Others help small local school systems that can’t afford the support staff that larger systems have on hand.

Others are part of the school transformation teams that work to help turn around low performing schools. There is the oversight of the state’s residential schools for the deaf and blind and IT infrastructure to make sure every school district has the technology it needs.

There are employees with the state’s virtual public school and others who work in exceptional children services. And it goes on and on.

It’s not clear what Berger wants DPI not to do or which school system or group of kids he would rather the state not help.

DPI has already lost more than 200 positions since 2009 to state budget cuts and another 165 jobs that were supported by federal funding as part of the Race to the Top program.
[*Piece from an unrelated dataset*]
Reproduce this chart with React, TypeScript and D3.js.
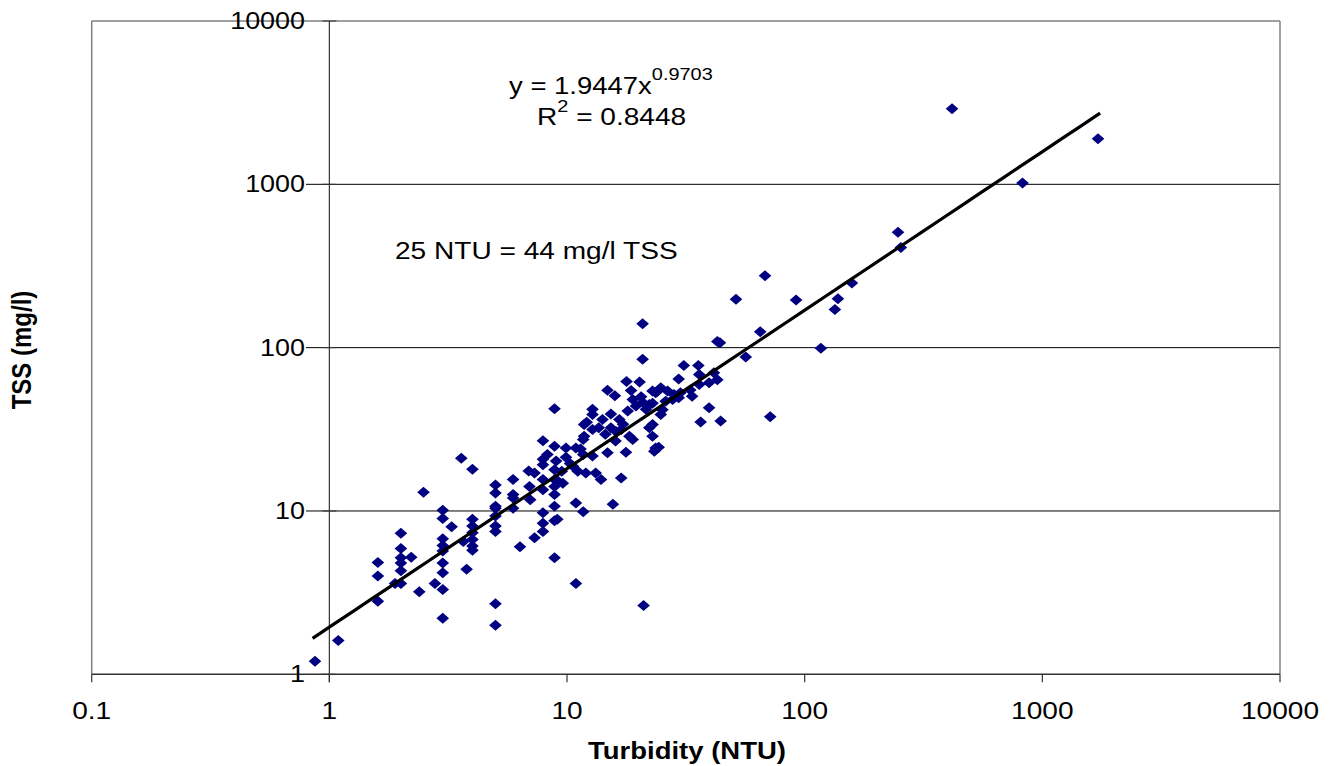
import React from "react";
import * as d3 from "d3";

// Turbidity (NTU) and TSS (mg/l) sample pairs
const turbidity = [
  0.87, 1.09, 1.6, 1.6, 1.6, 2, 2, 2, 2, 2, 2, 1.89, 2.21, 2.39, 2.49, 2.78,
  3, 3, 3.27, 3, 3, 3, 3, 3, 3, 3, 3.59, 4, 4, 4, 4, 4, 4, 4, 3.66, 3.78,
  5, 5, 5, 5, 5, 5, 5, 5, 5, 5.93, 5.93, 5.93, 5.93, 6.34, 6.9, 7.3, 6.95, 7, 7.3,
  7.92, 8.27, 7.92, 7.92, 7.92, 7.92, 7.92, 7.92, 7.92,
  8.86, 8.86, 8.86, 8.86, 8.86, 8.86, 8.86, 8.86, 8.86,
  9.9, 10.9, 9.9, 9, 10.6, 9.5, 11.1, 9.6, 9, 10.9, 11.7, 9.1, 10.9,
  11.7, 11.8, 11.8, 12.8, 12.8, 12.8, 13.6, 11.7, 12.8, 12, 13.2, 13.9, 14.1,
  14.8, 15.9, 15.3, 15.3, 16.6, 16.9, 16, 14.8, 16.9, 15.6,
  17.8, 20.2, 18.6, 18.9, 18, 18.3, 18.9, 17.7, 20.8, 20.8, 20.8, 22.2, 22.9, 24,
  22.2, 22.9, 23.6, 21, 24.8, 26.5, 28.2, 23.6, 33.6, 29.5, 22.9, 25.2, 27.8,
  39.6, 24.8, 36.5, 44.3, 71.6, 22.9, 24.3, 23.3, 29.5, 31, 35.7, 36, 41.5,
  42.9, 39.6, 36, 42.9, 44, 56.5, 65, 51.4, 68.1, 92, 117, 134, 138, 158,
  247, 254, 417, 825, 1715,
  12.1, 16.1, 20.5, 21.5, 19.5, 26, 30, 33, 14.5, 17.2, 10.3, 11.4
];
const tss = [
  1.2, 1.61, 4.84, 4.0, 2.8, 7.3, 5.9, 5.17, 4.8, 4.3, 3.6, 3.6, 5.2, 3.2, 13.0, 3.6,
  10.1, 9.0, 8.0, 6.75, 6.15, 5.68, 4.8, 4.18, 3.3, 2.2, 21.0, 18.0, 8.9, 8.1, 7.35, 6.7, 6.1, 5.75, 6.5, 4.4,
  14.4, 12.9, 10.7, 10.4, 9.3, 8.1, 7.5, 2.7, 2.0, 15.6, 12.6, 12.0, 10.4, 6.03, 17.6, 17.1, 14.1, 11.7, 6.85,
  26.9, 22.2, 20.7, 19.2, 15.6, 13.5, 9.75, 8.4, 7.5,
  42.3, 24.9, 17.9, 15.6, 14.1, 12.6, 10.7, 8.7, 5.17,
  24.3, 24.3, 21.3, 20.2, 18.8, 17.5, 17.5, 14.8, 15.6, 11.2, 9.9, 8.9, 3.6,
  27.4, 28.7, 33.8, 42.0, 39.0, 31.5, 32.3, 22.2, 21.7, 17.1, 17.1, 15.6, 36.3,
  54.8, 50.8, 39.2, 32.3, 36.3, 31.5, 26.8, 22.7, 15.9, 11.0,
  62, 61.6, 54.6, 48.1, 41, 28.7, 27.4, 22.9, 140, 85, 46.3, 44.8, 54.2, 54,
  32.3, 28.7, 24.3, 2.64, 56.9, 54.2, 51.6, 52.9, 50.4, 49.3, 45.7, 41.7, 48.1,
  42.8, 38.9, 35, 35.5, 37.8, 33.8, 24.6, 23.2, 64.2, 77.7, 77.7, 68.4, 70.1,
  63.6, 61, 59.5, 109, 107, 87.7, 125, 198, 276, 196, 99, 171, 199, 249,
  509, 410, 2900, 1020, 1900,
  34.9, 30.6, 50, 42, 44, 47, 53, 55, 29.5, 34, 19.5, 24
];
const xTicks = [0.1, 1, 10, 100, 1000, 10000];
const yTicks = [1, 10, 100, 1000, 10000];
const fitA = 1.9447;
const fitB = 0.9703;
const fitRange = [0.85, 1750];

const SX = 1.17;
const FONT = "'Liberation Sans', Arial, sans-serif";

const diamond = {
  draw(ctx: any, size: number) {
    const h = Math.sqrt(size) / 2;
    const w = h * 1.15;
    ctx.moveTo(0, -h);
    ctx.lineTo(w, 0);
    ctx.lineTo(0, h);
    ctx.lineTo(-w, 0);
    ctx.closePath();
  },
};

function T({ x, y, anchor = "start", size = 23, bold = false, rotate = 0, children }: any) {
  return (
    <text
      transform={`translate(${x},${y}) scale(${SX},1)${rotate ? ` rotate(${rotate})` : ""}`}
      textAnchor={anchor}
      fontSize={size}
      fontWeight={bold ? "bold" : "normal"}
      fontFamily={FONT}
      fill="#000"
    >
      {children}
    </text>
  );
}

export default function App() {
  const W = 1335, H = 766;
  const x = d3.scaleLog().domain([0.1, 10000]).range([91.7, 1280]);
  const y = d3.scaleLog().domain([1, 10000]).range([674.3, 21]);
  const sym = d3.symbol(diamond as any, 121)();
  const fitPts = d3.range(0, 41).map((i) => {
    const lx = Math.log10(fitRange[0]) + (i / 40) * (Math.log10(fitRange[1]) - Math.log10(fitRange[0]));
    const xv = Math.pow(10, lx);
    return [xv, fitA * Math.pow(xv, fitB)];
  });
  const line = d3.line<number[]>().x((d) => x(d[0])).y((d) => y(d[1]));
  const x0 = x(0.1), x1 = x(10000), y0 = y(1), y1 = y(10000);
  const yAxisX = x(1);
  return (
    <svg width={W} height={H} style={{ position: "absolute", left: 0, top: 0, background: "#fff" }}>
      {yTicks.filter((t) => t > 1 && t < 10000).map((t) => (
        <line key={"g" + t} x1={306} x2={x1} y1={y(t)} y2={y(t)} stroke="#000" strokeWidth={1} />
      ))}
      <line x1={x0} x2={x1} y1={y1} y2={y1} stroke="#808080" strokeWidth={1.5} />
      <line x1={x0} x2={x0} y1={y1} y2={y0} stroke="#808080" strokeWidth={1.5} />
      <line x1={x1} x2={x1} y1={y1} y2={y0} stroke="#808080" strokeWidth={1.5} />
      <line x1={x0} x2={x1} y1={y0} y2={y0} stroke="#333" strokeWidth={1.5} />
      <line x1={yAxisX} x2={yAxisX} y1={y1} y2={y0 + 8} stroke="#333" strokeWidth={1.2} />
      {xTicks.map((t) => (
        <line key={"xt" + t} x1={x(t)} x2={x(t)} y1={y0} y2={y0 + 8} stroke="#333" strokeWidth={1.2} />
      ))}
      {yTicks.map((t) => (
        <line key={"yt" + t} x1={yAxisX - 7} x2={yAxisX + 7} y1={y(t)} y2={y(t)} stroke="#333" strokeWidth={1} />
      ))}
      {xTicks.map((t) => (
        <T key={"xl" + t} x={x(t)} y={719} anchor="middle" size={24}>{String(t)}</T>
      ))}
      {yTicks.map((t) => (
        <T key={"yl" + t} x={305} y={y(t) + 8} anchor="end" size={23}>{String(t)}</T>
      ))}
      {turbidity.map((tv, i) => (
        <path key={"p" + i} d={sym!} transform={`translate(${x(tv)},${y(tss[i])})`} fill="#000080" />
      ))}
      <path d={line(fitPts as any)!} fill="none" stroke="#000" strokeWidth={3.2} />
      <text transform={`translate(509,94) scale(${SX},1)`} fontSize={23.5} fontFamily={FONT}>
        y = 1.9447x
        <tspan fontSize={17} dy={-14}>0.9703</tspan>
      </text>
      <text transform={`translate(537,125) scale(${SX},1)`} fontSize={24} fontFamily={FONT}>
        R<tspan fontSize={17} dy={-13}>2</tspan>
        <tspan dy={13}> = 0.8448</tspan>
      </text>
      <T x={395} y={259} size={24}>25 NTU = 44 mg/l TSS</T>
      <T x={687} y={759} anchor="middle" size={23.5} bold>Turbidity (NTU)</T>
      <T x={31} y={350} anchor="middle" size={24} bold rotate={-90}>TSS (mg/l)</T>
    </svg>
  );
}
None of that adds up to an out of control bureaucracy. And deep down Berger and most of his colleagues know it.

But it’s easier to try to score cheap political points with their disingenuous claims that they also use to rationalize their attacks on public education, from budget cuts to sketchy voucher schemes.

Something’s bloated here alright, but it’s not the education infrastructure. It’s the rhetoric of the state’s current political leadership.